Singaporean firm to invest 2tri/- in gas industry

Pavilion Energy, the liquefied natural gas unit of Singapore's state-owned investment company, will pay $1.3 billion (about 2tri/-) for a 20 per cent stake in three gas blocks off the shore of Tanzania.

Pavilion Energy, owned by Temasek Holdings, entered an agreement today with Ophir Energy Plc (OPHR), which owns 40 per cent of the estimated 15 trillion cubic feet (tcf) of gas in Tanzania Blocks 1, 3 and 4, the Singapore-based company said today in a statement.

The transaction is scheduled to be completed in the first quarter of 2014. The investment helps Pavilion Energy diversify its supply of LNG to meet Asian demand as Singapore vies to become a gas-trading hub.

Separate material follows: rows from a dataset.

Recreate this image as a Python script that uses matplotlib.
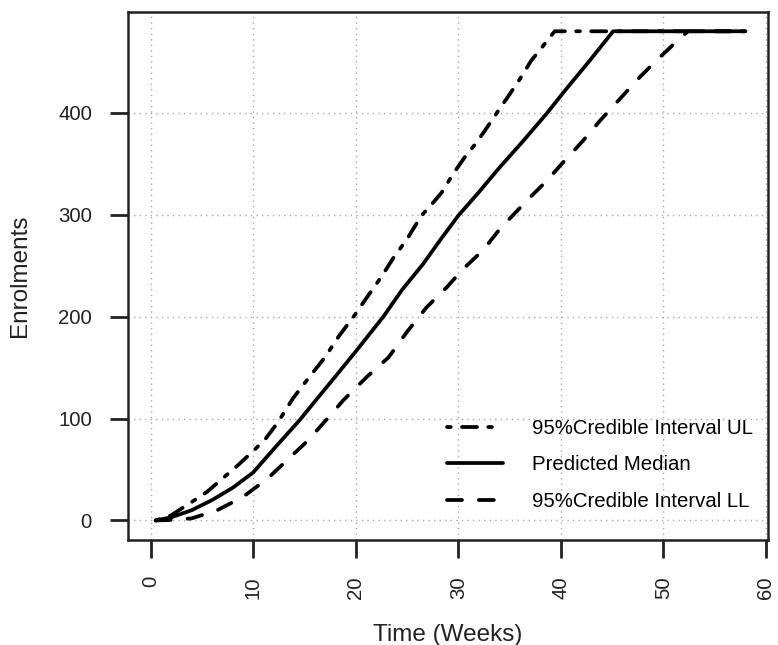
import matplotlib
matplotlib.use("Agg")
import matplotlib.pyplot as plt

plt.rcParams['font.family'] = ['Liberation Sans', 'DejaVu Sans']

# Predicted median and 95% credible interval (weeks, enrolments)
med_weeks = [0.5, 2, 4, 6, 8, 10, 12, 14.5, 16.2, 18, 20.1, 22.7, 24.5, 26.6, 28.3, 30,
             32, 34, 36.3, 38.6, 40.5, 42.8, 45.1, 58]
med_vals = [0, 3, 10, 20, 32, 47, 70, 98, 119, 141, 167, 200, 226, 252, 276, 299,
            322, 346, 372, 399, 423, 451, 480, 480]

ul_weeks = [0.5, 2, 4, 5.5, 7, 8.5, 10, 11.2, 12.4, 13.9, 15.5, 17, 18.3, 19.8, 21.1,
            22.5, 23.7, 25, 26.4, 27.4, 28.4, 29.5, 30.6, 31.8, 32.9, 33.9, 35, 36,
            37.1, 38.3, 39.4, 58]
ul_vals = [0, 5, 18, 28, 41, 54, 68, 80, 96, 120, 141, 160, 180, 200, 219,
           239, 258, 276, 299, 310, 322, 340, 356, 371, 387, 402, 418, 433,
           451, 466, 480, 480]

ll_weeks = [0.5, 2, 4, 6.5, 9, 11.4, 13.3, 15.3, 17.6, 18.8, 21.1, 23.2, 25, 26.9,
            28.9, 30.5, 32.4, 33.9, 35, 37, 38.6, 40.1, 42.2, 43.8, 45.7, 47.7,
            49.6, 51.5, 52.4, 58]
ll_vals = [0, 0.5, 2, 10, 23, 41, 59, 78, 104, 118, 141, 160, 185, 209,
           229, 247, 265, 284, 296, 317, 333, 350, 373, 392, 413, 435,
           454, 472, 480, 480]

x_ticks = [0, 10, 20, 30, 40, 50, 60]
y_ticks = [0, 100, 200, 300, 400]

fig = plt.figure(figsize=(7.78, 6.45), dpi=100)
ax = fig.add_axes([128 / 778, 105 / 645, 640 / 778, 528.3 / 645])

lw = 2.7
ax.plot(ul_weeks, ul_vals, color='black', lw=lw, dashes=(1, 3, 4, 3),
        dash_capstyle='round', solid_capstyle='round', label='95%Credible Interval UL')
ax.plot(med_weeks, med_vals, color='black', lw=lw, solid_capstyle='round',
        label='Predicted Median')
ax.plot(ll_weeks, ll_vals, color='black', lw=lw, dashes=(4, 4.5),
        dash_capstyle='round', label='95%Credible Interval LL')

ax.set_xlim(-2.2, 60.2)
ax.set_ylim(-19.2, 499.2)
ax.set_xticks(x_ticks)
ax.set_yticks(y_ticks)
ax.grid(True, color='#aaaaaa', lw=1.0, linestyle=(0, (1, 3)))
ax.set_axisbelow(True)

for s in ax.spines.values():
    s.set_linewidth(1.8)
    s.set_color('#222222')
ax.tick_params(direction='out', length=13, width=2.0, color='#222222',
               labelsize=14.7, pad=13, labelcolor='#222222')
plt.setp(ax.get_xticklabels(), rotation=90)

ax.set_xlabel('Time (Weeks)', fontsize=17.5, color='#222222')
ax.set_ylabel('Enrolments', fontsize=17.5, color='#222222')
ax.xaxis.set_label_coords(0.5, -0.159)
ax.yaxis.set_label_coords(-0.151, 0.5)

ax.legend(loc='upper left', bbox_to_anchor=(447 / 778, 1 - 419 / 645),
          bbox_transform=fig.transFigure, frameon=False, fontsize=14.7,
          handlelength=2.73, handletextpad=1.41, labelspacing=0.85, borderpad=0,
          borderaxespad=0)

fig.savefig('out.png', dpi=100)
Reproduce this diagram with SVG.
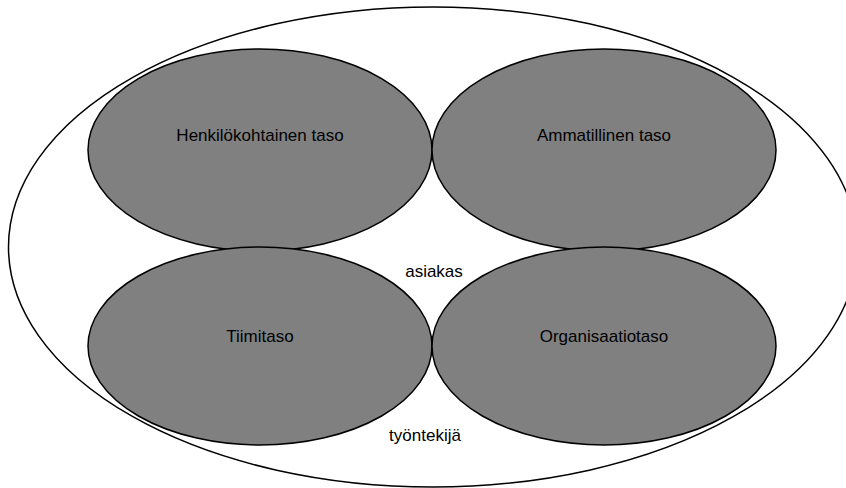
<svg xmlns="http://www.w3.org/2000/svg" width="846" height="488" viewBox="0 0 846 488">
<style>
.outer{fill:#fff;stroke:#000;stroke-width:1.5}
.lvl{fill:#808080;stroke:#000;stroke-width:1.5}
text{font-family:"Liberation Sans",Arial,sans-serif;font-size:17px;fill:#000;text-anchor:middle}
</style>
<rect width="846" height="488" fill="#fff"/>
<g id="outer"><ellipse class="outer" cx="433" cy="247" rx="424.5" ry="240"/></g>
<g id="henkilokohtainen"><ellipse class="lvl" cx="260" cy="150" rx="172" ry="101"/><text x="260" y="141">Henkilökohtainen taso</text></g>
<g id="ammatillinen"><ellipse class="lvl" cx="604" cy="150" rx="172" ry="101"/><text x="604" y="141">Ammatillinen taso</text></g>
<g id="tiimitaso"><ellipse class="lvl" cx="260" cy="346" rx="172" ry="99"/><text x="260" y="342">Tiimitaso</text></g>
<g id="organisaatiotaso"><ellipse class="lvl" cx="604" cy="346" rx="172" ry="99"/><text x="604" y="342">Organisaatiotaso</text></g>
<g id="labels"><text x="434" y="277">asiakas</text><text x="425" y="441">työntekijä</text></g>
<g id="connectors"/>
</svg>
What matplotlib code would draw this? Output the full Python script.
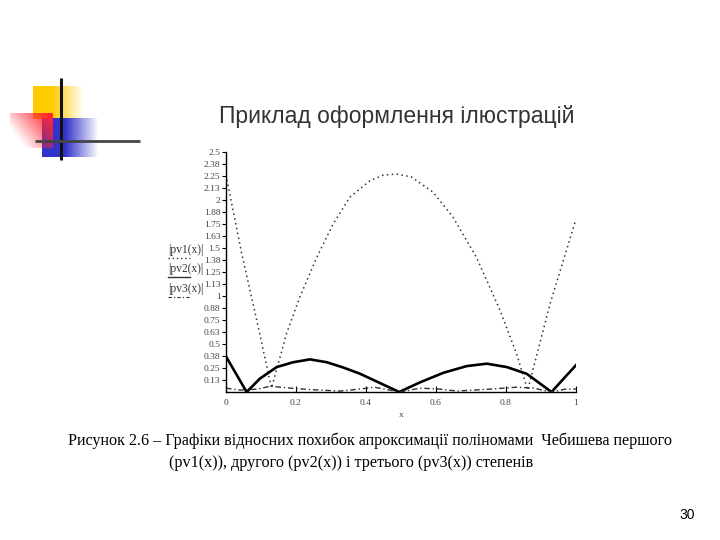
import numpy as np
import matplotlib
matplotlib.use('Agg')
import matplotlib.pyplot as plt

# |pv1(x)| - dotted
x1 = [0, 0.045, 0.092, 0.13, 0.173, 0.211, 0.259, 0.306, 0.354, 0.411, 0.45, 0.488, 0.53, 0.592, 0.649, 0.716, 0.783, 0.83, 0.862, 0.926, 1.0]
y1 = [2.26, 1.44, 0.68, 0.04, 0.61, 0.99, 1.40, 1.75, 2.03, 2.20, 2.26, 2.27, 2.24, 2.08, 1.82, 1.40, 0.85, 0.40, 0.02, 0.92, 1.80]
# |pv2(x)| - solid
x2 = [0, 0.059, 0.097, 0.145, 0.192, 0.24, 0.288, 0.335, 0.383, 0.43, 0.495, 0.554, 0.621, 0.688, 0.745, 0.802, 0.859, 0.93, 1.0]
y2 = [0.37, 0.0, 0.14, 0.26, 0.31, 0.34, 0.31, 0.255, 0.19, 0.11, 0.0, 0.10, 0.20, 0.27, 0.295, 0.26, 0.19, 0.0, 0.28]
# |pv3(x)| - dash-dot
x3 = [0, 0.04, 0.09, 0.126, 0.2, 0.267, 0.326, 0.38, 0.424, 0.497, 0.554, 0.611, 0.66, 0.754, 0.83, 0.88, 0.928, 0.97, 1.0]
y3 = [0.04, 0.02, 0.03, 0.06, 0.035, 0.02, 0.01, 0.03, 0.05, 0.0, 0.04, 0.03, 0.01, 0.03, 0.05, 0.04, 0.0, 0.03, 0.03]

yticks = [0.125 * k for k in range(1, 21)]
ytick_labels = ['0.13', '0.25', '0.38', '0.5', '0.63', '0.75', '0.88', '1', '1.13', '1.25',
                '1.38', '1.5', '1.63', '1.75', '1.88', '2', '2.13', '2.25', '2.38', '2.5']
xticks = [0, 0.2, 0.4, 0.6, 0.8, 1]
xtick_labels = ['0', '0.2', '0.4', '0.6', '0.8', '1']

title = 'Приклад оформлення ілюстрацій'
caption1 = 'Рисунок 2.6 – Графіки відносних похибок апроксимації поліномами  Чебишева першого'
caption2 = '(pv1(x)), другого (pv2(x)) і третього (pv3(x)) степенів'

W, H = 720, 540
fig = plt.figure(figsize=(7.2, 5.4), dpi=100, facecolor='white')

# slide decoration in pixel coordinates
deco = fig.add_axes([0, 0, 1, 1], zorder=0)
deco.set_xlim(0, W)
deco.set_ylim(H, 0)
deco.axis('off')


def grad_rect(ax, x0, y0, x1, y1, rgb, alpha_fn):
    nx, ny = 120, 60
    u = np.linspace(0, 1, nx)[None, :].repeat(ny, 0)
    v = np.linspace(0, 1, ny)[:, None].repeat(nx, 1)
    img = np.zeros((ny, nx, 4))
    img[..., :3] = rgb
    img[..., 3] = np.clip(alpha_fn(u, v), 0, 1)
    ax.imshow(img, extent=(x0, x1, y1, y0), origin='upper', aspect='auto', interpolation='bilinear')


grad_rect(deco, 33, 86, 84, 119, (1.0, 0.8, 0.0), lambda u, v: 1.6 - 1.6 * u)
grad_rect(deco, 42, 118, 102, 157, (0.2, 0.2, 0.8), lambda u, v: 1.7 - 1.8 * u)
grad_rect(deco, 10, 113, 53, 148, (1.0, 0.15, 0.2), lambda u, v: 0.25 + 0.85 * u - 0.55 * v)
deco.plot([61, 61], [78, 160], color='#111111', lw=2.2, solid_capstyle='butt')
deco.plot([35, 140], [141, 141], color='#444444', lw=2.0, solid_capstyle='butt')

fig.text(397 / W, 1 - 117 / H, title, ha='center', va='center', fontsize=16.5,
         family='Liberation Sans', color='#333333')

# chart
ax = fig.add_axes([226 / W, 1 - 392 / H, 350 / W, 240 / H], zorder=2)
ax.set_facecolor('none')
ax.plot(x1, y1, color='#333333', lw=1.1, linestyle=(0, (1, 2.2)))
ax.plot(x2, y2, color='black', lw=1.9)
ax.plot(x3, y3, color='#333333', lw=1.0, linestyle=(0, (4, 2, 1, 2)))
ax.set_xlim(0, 1)
ax.set_ylim(0, 2.5)
for s in ['top', 'right']:
    ax.spines[s].set_visible(False)
for s in ['left', 'bottom']:
    ax.spines[s].set_linewidth(1.0)
ax.set_yticks(yticks)
ax.set_yticklabels(ytick_labels, family='Liberation Serif', fontsize=6.8, color='#444444')
ax.set_xticks(xticks)
ax.set_xticklabels(xtick_labels, family='Liberation Serif', fontsize=6.8, color='#444444')
ax.tick_params(axis='y', direction='out', length=3, width=0.8, pad=1)
ax.tick_params(axis='x', direction='in', length=4, width=0.8, pad=5)
ax.set_xlabel('x', family='Liberation Serif', fontsize=6.8, color='#444444', labelpad=3)

# legend at the left of the axis
leg_items = [('|pv1(x)|', 250, (0, (1, 2)), 1.0),
             ('|pv2(x)|', 269, '-', 1.0),
             ('|pv3(x)|', 289, (0, (3, 2, 1, 2)), 0.8)]
for txt, yy, ls, lw in leg_items:
    fig.text(186 / W, 1 - yy / H, txt, ha='center', va='center',
             family='Liberation Serif', fontsize=8.3, color='#333333')
    deco.plot([168, 190], [yy + 8, yy + 8], color='#333333', lw=lw, linestyle=ls)

fig.text(370 / W, 1 - 441 / H, caption1, ha='center', va='center',
         family='Liberation Serif', fontsize=11.6, color='black')
fig.text(351 / W, 1 - 463 / H, caption2, ha='center', va='center',
         family='Liberation Serif', fontsize=11.6, color='black')
fig.text(687 / W, 1 - 515 / H, '30', ha='center', va='center',
         family='Liberation Sans', fontsize=10, color='black')

fig.savefig('out.png', dpi=100, facecolor='white')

The first deliveries from Tanzania are scheduled to start in 2020.

"The natural gas developments in Tanzania hold tremendous potential, not just for Pavilion Energy but for Singapore and Asia," Chairman Tan Sri Mohd Hassan Marican said in today's statement. Temasek set up Pavilion in April to supply LNG in Asia, the company said at the time.

Pavilion Gas, the unit that manages operations and LNG distribution, started trading and plans to complete its first delivery to Asia by February, Chief Executive Seah Moon Ming said in a speech last month. Pavilion signed its first long-term deal in October with a European supplier for 500,000 metric tons of LNG annually for 10 years starting in 2018.

The contract is with "a major European oil and gas multinational" for delivery to Singapore and the region, said Seah, declining to identify the firm. Pavilion has increased its capital to $6.9 billion from the initial $1 billion earlier this year, it said today.

The company will use various price indexes for contracts of different durations, Seah said in a speech in September. Long-term LNG contracts, typically more than 10 years, are usually settled on the basis of a formula with a fixed percentage linked to Brent oil or the Japan Crude Cocktail price.

Singapore, Asia's oil-trading centre, also wants to be a hub for LNG, supercooled gas shipped by tankers rather than pipelines. It opened its first LNG terminal in May with an initial annual capacity of 3.5 million tons, which is scheduled to rise to 6 million tons by the end of the year. Gas supplied 84 per cent of Singapore's electricity in 2012, according to the Energy Market Authority, the nation's energy regulator.

A fourth tank is planned to raise capacity to 9 million tons by 2016. That would allow Singapore to offer last-minute deliveries, or spot cargoes, to buyers in Asia seeking an alternative to long-term contracts. Temasek's total holdings jumped to a record S$215 billion ($173 billion) in the year ended March 31 as surging global stock markets bolstered assets.

Energy and resources companies make up 6 per cent of the investments, according to its annual report released in July. The state-owned investor said in July that new investment opportunities include industries such as energy, resources, life sciences, consumer and technology.